Just finished the Yuhua Harmonica Band concert, which was funnily disastrous. Being the only cello, (though I know there's no excuse), my presence was conspicuously missing from the first few bars of "Carmen". It was the last piece; the hardest one came and went without much ado. But this fateful last one, I just spaced out, strangely enough. Thus the very delayed, diva-ish entry 8 bars after the beginning. Surprisingly, 'my' alien cello could be heard despite the intimidating size of the Esplanade Concert Hall. (Quotation marks used because I haven't decided to buy it yet.)

(I apologize if the sentences don't link coherently, I'm tired. )

So today I'm back at the esplanade again, beeping in and out like I'm some product being checked out at the grocery store. The new barcode system for the passes confounds me. It is extremely dehumanising. But I suppose they want to do something to justify the $50 admin charge they impose on lost passes. The minds of Establishments - one cannot attempt to understand them.

Corrinne May rehearsal - it seems ages since the last one, until Kavin mentioned that the last one was in February this year, and again, the faint chill passes through me like a vampire (c.f. Bram Stoker). How quickly time passes.

"Urge and urge and urge, always the procreant urge of the world." (Can't remember who said it. Whitman?)

Corrinne May rehearsal - Slowly I'm seeing the character of the cello I have at hand. It's uncontrollable, quite the spoilt brat actually. Constantly demanding to be heard, continually rubbing it's sound in your face. It is loud, no doubt, like the cry of a baby, lacking the gravity that comes with experience, and the depth of sound so that the emotion carries through when you play it. More importantly, it demands to be heard alone. Today I clashed so dissonantly with my partner, it was stunningly bewildering. I felt I was fighting the cello constantly, to make it blend, to make it sound vaguely in tune, but it wasn't so much the main note but all the over and undertones that came with it. The cello had wolf notes in the weirdest places like E-flat and D, another manifestation of its attention seeking behaviour.

It was most tiring trying to reign in its sound. Because by nature I hate to stick out. All I want to do is to skulk around unnoticed. But somehow more and more people are congregating around me, claiming time that is no longer mine to give. On my way to the esplanade, passing through CityLink, seeing all these people swarming in my general direction was claustrophobia-inducing. I think I might be suffering from people phobia, but the irony is that I cling to every conversation like it is my last, and now it feels as if I'm watching myself from a distance, dissociated.

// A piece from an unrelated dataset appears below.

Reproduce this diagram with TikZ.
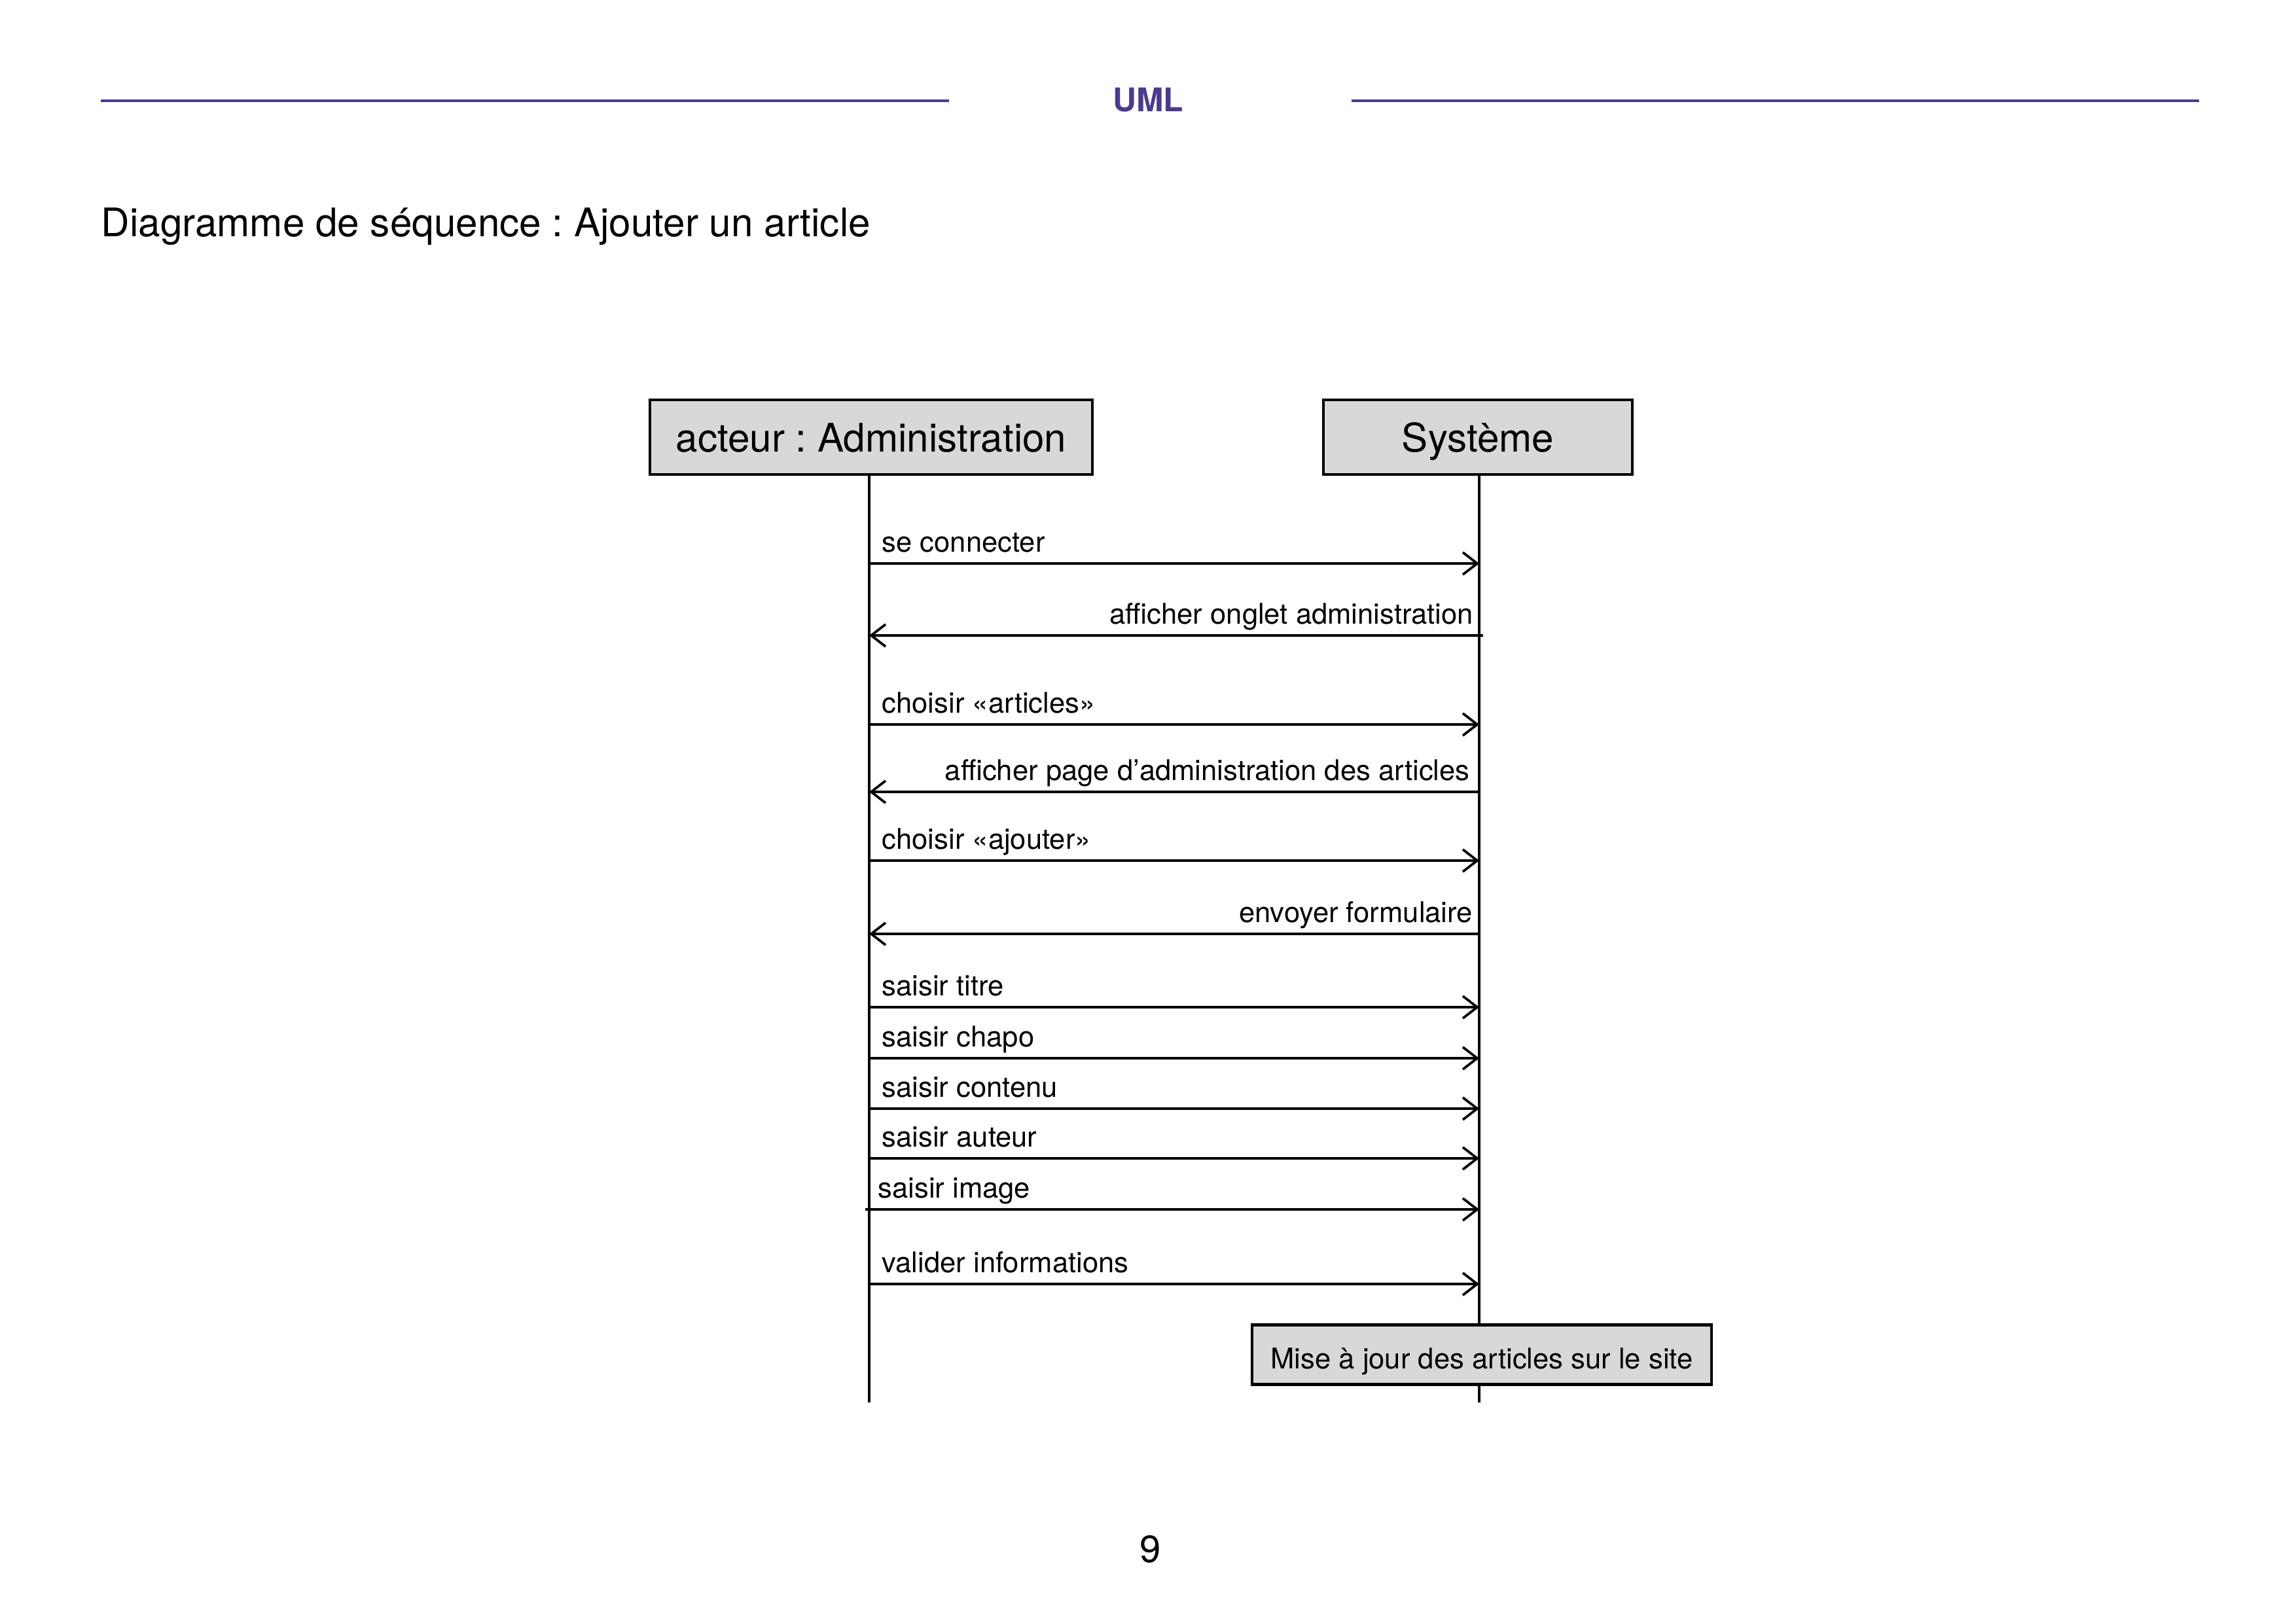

The question keeps popping up these few days - is it my problem, that The One is nowhere to be found? Perhaps I have too much expectations, and the cello suffocates even before I start playing it. There have been too many people calling me, asking me to try this cello, or that one, and I'm driving myself mad processing so many different sounds, factoring in so many other (unforseeable) variables, like warping wood or sound loss. I am paralysed with indecision, in an even more pathetic situation than Hamlet, who at least was bothering himself with existential angst.

What is this soul loss?

In vain, I hope that this concert will breathe some meaning into my existence, by reminding me of the One that came before. Her voice can sometime have that effect on people. But what if what I really need is one day away from everything and everyone? My choices are leading me in the wrong direction. Choices are paralysing, and are an irrestible invitation to self destruct.